The National, Thursday May 21st, 2015
TREASURY Secretary Dairi Vele (pictured) said yesterday that Moodys Investor Service rating has reaffirmed Papua New Guinea’s B1 rating, although it has changed the outlook to negative from stable.
He said maintaining the overall B1 foreign currency and local currency issuer ratings was a positive outcome in the face of the drastic fall in global commodity prices that has impacted on many countries.
“The reality is that a whole world is undergoing a rebalancing in reaction to the downturn in global commodity prices,” Vele said.
“We in Papua New Guinea are not immune to the world pricing landscape and have commenced the process of reviewing where we are and what we need to amend to achieve the growth, stability and prosperity that we have enjoyed over the last 14 years.”
He said the Moodys review further noted that while Government debt has risen, Papua New Guinea has one of the lowest debt burdens among B1-rated countries, while debt consolidation over recent years and the sourcing of local credit has provided a buffer from external financial shocks.
“We are in a better position than many of our competitors as our economy was on a strong upswing when the effects of the commodity price decline began to be felt.
“What gives us great confidence is that the fundamentals of our economy that we have been able to leverage over the last 14 years and in particular over the last seven years with the construction of the PNG LNG project are extremely strong.
“Our project was built when the price of oil was US$100 (K273) a barrel and I can assure you that I would much rather be in our position than others who are trying to build their resource projects now in this climate.”
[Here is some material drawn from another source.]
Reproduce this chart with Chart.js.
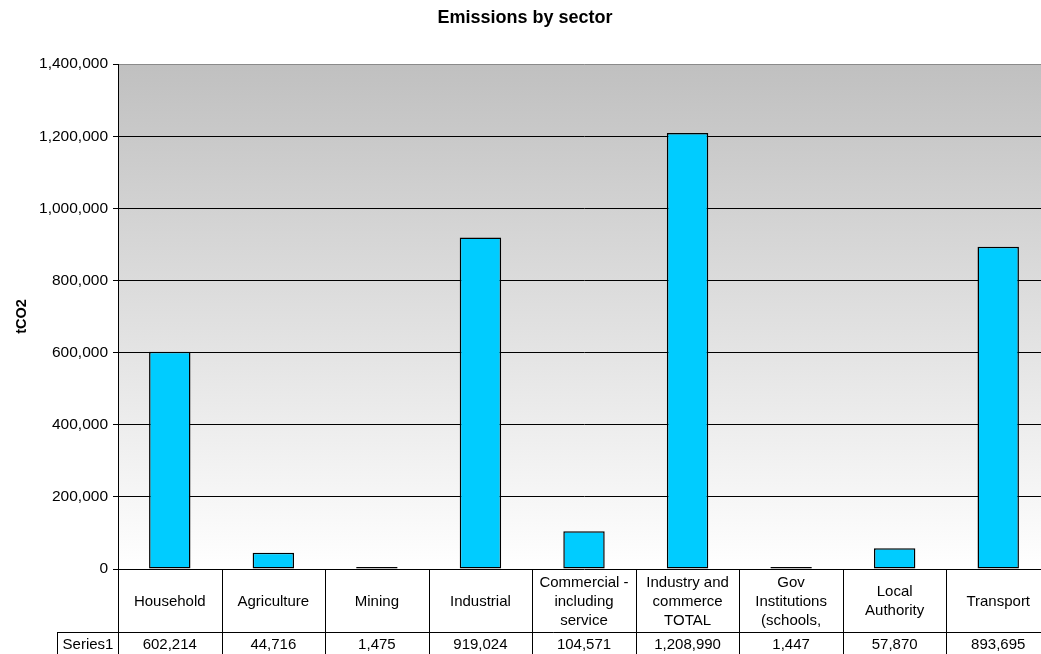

Vele added that inflation remained low and stable.
“Our growth outlook will lead the region again for the sixth successive year. But this is not to say there are some major challenges,” he said.
“We are managing the changes in revenue through savings and deferring expenditure where this is possible.
“The Budget Review is in train and consultations will soon be held with the departments as to see where the cuts will be made.
“We will ensure that essential services and infrastructure commitments are met but that we live within the means necessary given the current circumstances.”
He said that the increase in the debt level is temporary as new infrastructure nears completion, and
debt will reduce as older debt is retired.
“As a government, we are determined to restore the vital infrastructure of our country, and if this causes a temporary increase in debt that is a fair trade-off for restoring services to the people.
“The main issue is of-course that we are putting our debt programme to address the productive areas of our economy.
“We are focusing on enabling infrastructure and ensuring that we are touching the lives of our people. That is the hallmark of the O’Neil administration,” Vele said.
He said while maintaining stability in the exchange rate had been a challenge, the measures implemented by the BPNG were meeting their intended policy aim.
“BPNG aimed to bring some stability to the cost of foreign exchange transactions and reduce the risk posed by currency speculators who can use vast amounts of capital to profiteer from our economy,” he said.
“After the initial noise, I can honestly say that all stakeholders are working towards a progressive and stable foreign exchange controls regime.”